WORK TO DO → Take every line where the string "this" appears and copy it.

===== DATA =====

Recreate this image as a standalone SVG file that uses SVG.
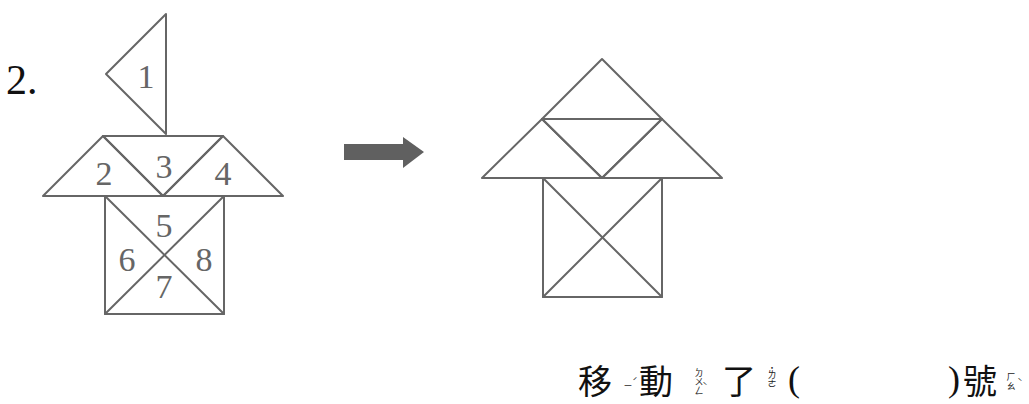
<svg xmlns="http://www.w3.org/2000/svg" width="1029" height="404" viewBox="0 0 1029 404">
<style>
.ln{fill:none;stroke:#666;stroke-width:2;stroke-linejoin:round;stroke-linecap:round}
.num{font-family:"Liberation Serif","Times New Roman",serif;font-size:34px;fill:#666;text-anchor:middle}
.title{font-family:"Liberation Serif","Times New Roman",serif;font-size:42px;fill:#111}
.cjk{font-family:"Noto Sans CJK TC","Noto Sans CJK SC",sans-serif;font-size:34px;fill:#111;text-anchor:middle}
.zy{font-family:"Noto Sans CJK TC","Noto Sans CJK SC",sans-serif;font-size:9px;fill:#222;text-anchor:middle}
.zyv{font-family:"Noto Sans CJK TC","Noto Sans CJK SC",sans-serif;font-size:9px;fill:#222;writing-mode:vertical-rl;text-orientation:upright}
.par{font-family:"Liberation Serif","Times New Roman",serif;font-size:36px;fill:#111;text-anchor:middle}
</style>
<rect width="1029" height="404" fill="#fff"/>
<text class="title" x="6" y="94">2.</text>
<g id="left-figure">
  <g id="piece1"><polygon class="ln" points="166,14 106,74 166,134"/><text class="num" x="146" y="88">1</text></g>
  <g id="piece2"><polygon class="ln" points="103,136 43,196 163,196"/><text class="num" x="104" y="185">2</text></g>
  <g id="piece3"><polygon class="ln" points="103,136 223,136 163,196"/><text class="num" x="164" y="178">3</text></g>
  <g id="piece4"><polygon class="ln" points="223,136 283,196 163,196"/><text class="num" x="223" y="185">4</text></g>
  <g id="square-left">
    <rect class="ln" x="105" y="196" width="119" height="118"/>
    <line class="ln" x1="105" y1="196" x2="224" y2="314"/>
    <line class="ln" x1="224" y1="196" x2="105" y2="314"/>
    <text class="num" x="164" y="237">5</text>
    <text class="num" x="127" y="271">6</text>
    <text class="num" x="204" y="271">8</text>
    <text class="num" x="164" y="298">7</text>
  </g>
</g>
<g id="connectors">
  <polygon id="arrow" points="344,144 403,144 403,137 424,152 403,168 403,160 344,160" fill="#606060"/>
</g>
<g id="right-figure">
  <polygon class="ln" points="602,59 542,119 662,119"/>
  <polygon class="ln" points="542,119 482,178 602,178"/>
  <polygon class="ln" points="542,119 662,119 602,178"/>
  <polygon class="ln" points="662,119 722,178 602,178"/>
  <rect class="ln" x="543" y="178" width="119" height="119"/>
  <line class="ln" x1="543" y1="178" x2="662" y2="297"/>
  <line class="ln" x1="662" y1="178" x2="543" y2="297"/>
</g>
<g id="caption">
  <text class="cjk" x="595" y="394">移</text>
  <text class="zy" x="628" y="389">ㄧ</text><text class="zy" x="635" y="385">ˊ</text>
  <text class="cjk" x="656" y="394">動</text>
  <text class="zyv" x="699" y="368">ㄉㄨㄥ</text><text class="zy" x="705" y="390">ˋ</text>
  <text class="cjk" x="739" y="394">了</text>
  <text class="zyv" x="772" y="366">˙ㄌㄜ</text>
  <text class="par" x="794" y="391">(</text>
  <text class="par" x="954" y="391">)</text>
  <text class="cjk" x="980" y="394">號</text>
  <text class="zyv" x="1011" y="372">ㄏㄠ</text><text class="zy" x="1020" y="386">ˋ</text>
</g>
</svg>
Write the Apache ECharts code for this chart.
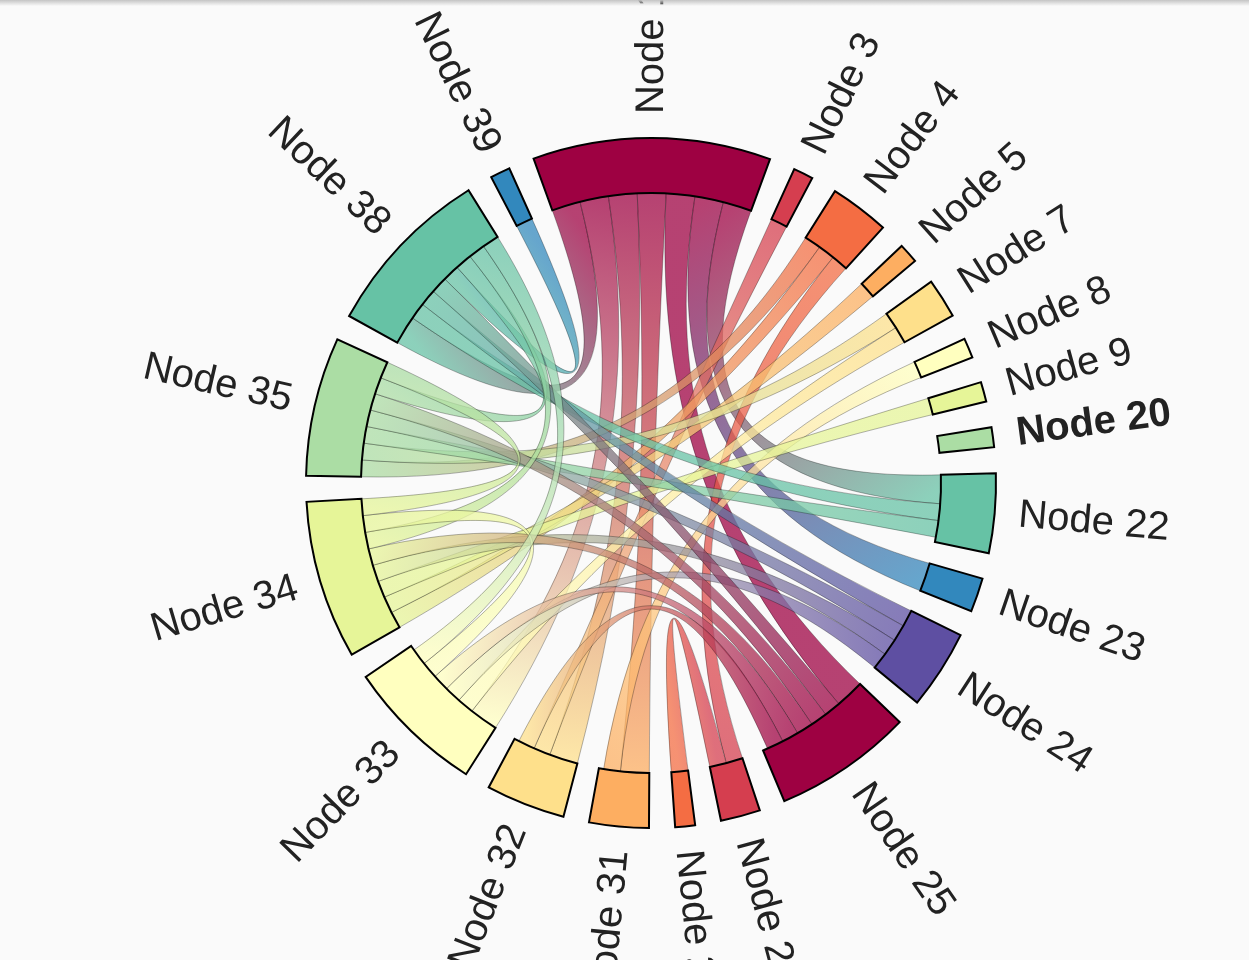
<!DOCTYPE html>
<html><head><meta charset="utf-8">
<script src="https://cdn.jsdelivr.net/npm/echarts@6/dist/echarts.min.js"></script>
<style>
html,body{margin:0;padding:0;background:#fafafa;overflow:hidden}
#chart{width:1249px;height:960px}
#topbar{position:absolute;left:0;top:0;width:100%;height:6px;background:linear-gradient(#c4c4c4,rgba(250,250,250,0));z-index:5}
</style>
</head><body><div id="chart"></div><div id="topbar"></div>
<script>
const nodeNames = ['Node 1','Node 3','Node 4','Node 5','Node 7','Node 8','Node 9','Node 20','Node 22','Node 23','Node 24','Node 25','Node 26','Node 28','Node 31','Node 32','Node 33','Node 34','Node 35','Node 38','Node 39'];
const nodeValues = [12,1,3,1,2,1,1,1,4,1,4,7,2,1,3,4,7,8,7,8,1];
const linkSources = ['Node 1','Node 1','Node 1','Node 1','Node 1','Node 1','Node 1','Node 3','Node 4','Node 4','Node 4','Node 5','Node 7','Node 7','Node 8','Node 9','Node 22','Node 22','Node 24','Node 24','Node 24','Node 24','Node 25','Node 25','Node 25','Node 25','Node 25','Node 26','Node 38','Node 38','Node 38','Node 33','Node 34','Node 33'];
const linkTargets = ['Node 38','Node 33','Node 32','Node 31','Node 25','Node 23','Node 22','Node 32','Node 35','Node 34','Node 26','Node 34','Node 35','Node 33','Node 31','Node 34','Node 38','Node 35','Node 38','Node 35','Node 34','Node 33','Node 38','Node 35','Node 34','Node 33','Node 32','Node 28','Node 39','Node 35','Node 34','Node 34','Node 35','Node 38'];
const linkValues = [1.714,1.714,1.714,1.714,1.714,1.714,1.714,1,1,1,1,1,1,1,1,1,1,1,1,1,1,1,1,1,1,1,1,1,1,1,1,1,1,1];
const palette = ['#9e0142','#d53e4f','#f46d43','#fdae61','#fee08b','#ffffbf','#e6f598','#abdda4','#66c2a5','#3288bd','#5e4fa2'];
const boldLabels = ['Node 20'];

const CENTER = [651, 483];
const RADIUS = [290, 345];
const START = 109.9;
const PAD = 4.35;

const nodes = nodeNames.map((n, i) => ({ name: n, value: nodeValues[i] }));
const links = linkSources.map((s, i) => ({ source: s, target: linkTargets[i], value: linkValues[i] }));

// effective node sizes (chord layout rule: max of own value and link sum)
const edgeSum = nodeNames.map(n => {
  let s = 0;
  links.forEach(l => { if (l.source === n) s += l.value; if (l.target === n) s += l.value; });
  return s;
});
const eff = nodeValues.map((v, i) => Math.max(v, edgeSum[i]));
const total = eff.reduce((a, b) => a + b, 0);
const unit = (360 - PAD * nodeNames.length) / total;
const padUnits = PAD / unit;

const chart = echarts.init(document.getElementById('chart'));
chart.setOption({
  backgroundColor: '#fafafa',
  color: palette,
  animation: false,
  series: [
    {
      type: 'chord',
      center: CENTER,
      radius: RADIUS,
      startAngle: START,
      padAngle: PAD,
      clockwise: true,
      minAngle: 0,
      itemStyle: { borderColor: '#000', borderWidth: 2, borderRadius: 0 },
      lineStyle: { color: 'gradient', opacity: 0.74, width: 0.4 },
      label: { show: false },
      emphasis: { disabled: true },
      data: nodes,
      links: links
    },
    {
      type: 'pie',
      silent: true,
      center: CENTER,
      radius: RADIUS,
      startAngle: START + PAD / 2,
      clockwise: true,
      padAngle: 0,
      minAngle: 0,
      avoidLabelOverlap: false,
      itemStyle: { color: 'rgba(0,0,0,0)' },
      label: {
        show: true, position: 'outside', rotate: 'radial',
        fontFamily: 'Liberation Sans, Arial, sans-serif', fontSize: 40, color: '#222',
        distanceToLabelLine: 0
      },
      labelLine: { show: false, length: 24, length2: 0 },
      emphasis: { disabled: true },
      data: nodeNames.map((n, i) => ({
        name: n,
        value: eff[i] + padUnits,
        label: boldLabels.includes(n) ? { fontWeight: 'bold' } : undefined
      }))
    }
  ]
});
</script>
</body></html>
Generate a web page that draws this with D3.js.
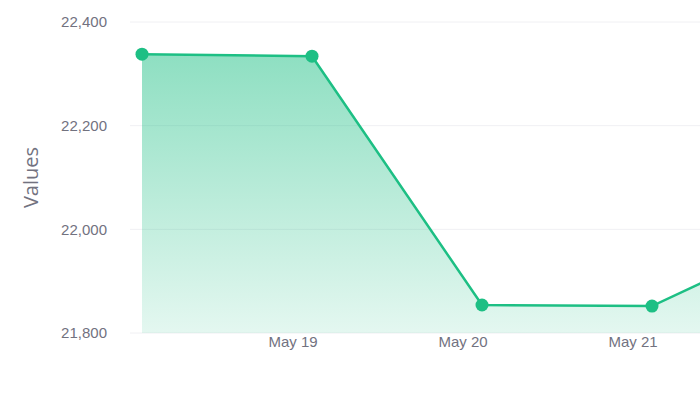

=====

OUTPUT OF THE EXERCISE →
Recreate this image as a standalone SVG file that uses SVG.
Write the Apache ECharts code for this chart.
Generate a web page that draws this with D3.js.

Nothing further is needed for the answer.